Software division carries ailing hardware as company falls short of predictions

Microsoft's quarterly results have delivered a $900m (£591m) inventory writedown on its Surface RT tablet hardware stock, and only an 11 per cent company revenue growth.

Compared to Q2 in 2012, this is a reduction of five per cent in revenues.

The $77.8bn total that Microsoft brought in missed the mark, coming in a full $1bn behind what analysts were expecting.

An expected earning of $0.75 per share actually manifested as $0.59 per share in the results, and a $4.97bn overall profit.

Microsoft revealed that its total earnings were boosted by "$540m of previously deferred revenue related to the Windows Upgrade Offer", but a further $733m expense "related to the European Commission fine" was another addition to the RT writedown.
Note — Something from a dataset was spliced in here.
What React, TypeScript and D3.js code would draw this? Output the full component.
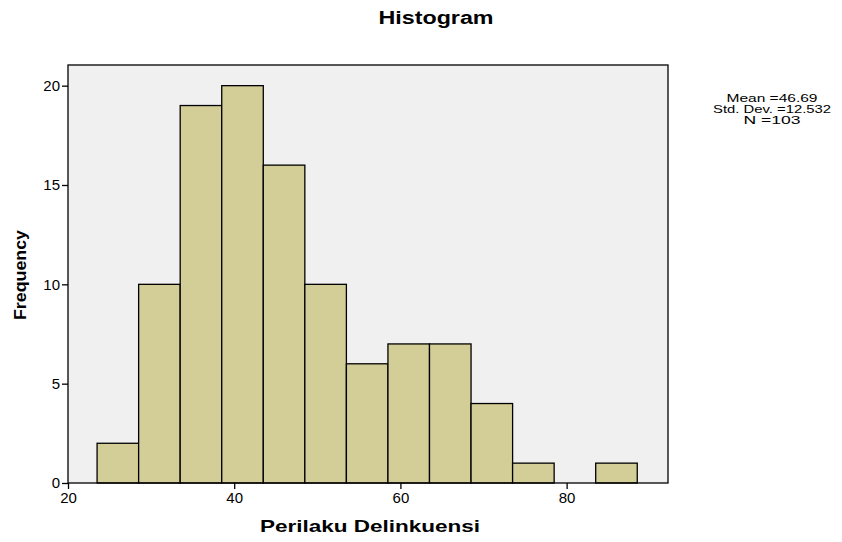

Microsoft's share prices have already dropped seven per cent since the results appeared, and the news about Surface RT could well mark the death knell for the ARM-powered hybrid tablet device, which, though Microsoft has never released figures, has been estimated to have sold only 260,000 units since its November 2012 launch.

The Surface Pro, which can run legacy Windows programs, is itself only estimated to have sold 750,000 units.

The writing was on the wall for these Q2 Surface RT results for a while, with Microsoft both slashing the price of the machine at retail and offering it at a budget price for the education sector.

Further, Microsoft's recent aggressive push for the Surface Pro through retail channel resellers seemed another admission that the hardware department of Microsoft was finding difficulty.

However, Microsoft's software division is keeping the company afloat, with an impressive growth of 14 per cent in the Business Division and nine per cent in both online services and server and tools.

The Windows Division, despite continued enterprise resistance to Windows 8 and its flagging app ecosystem, still grew six per cent, and entertainment and devices grew by a steady eight per cent too, with a transaction revenue for the Xbox Live platform growing by "nearly 20 per cent", said Microsoft.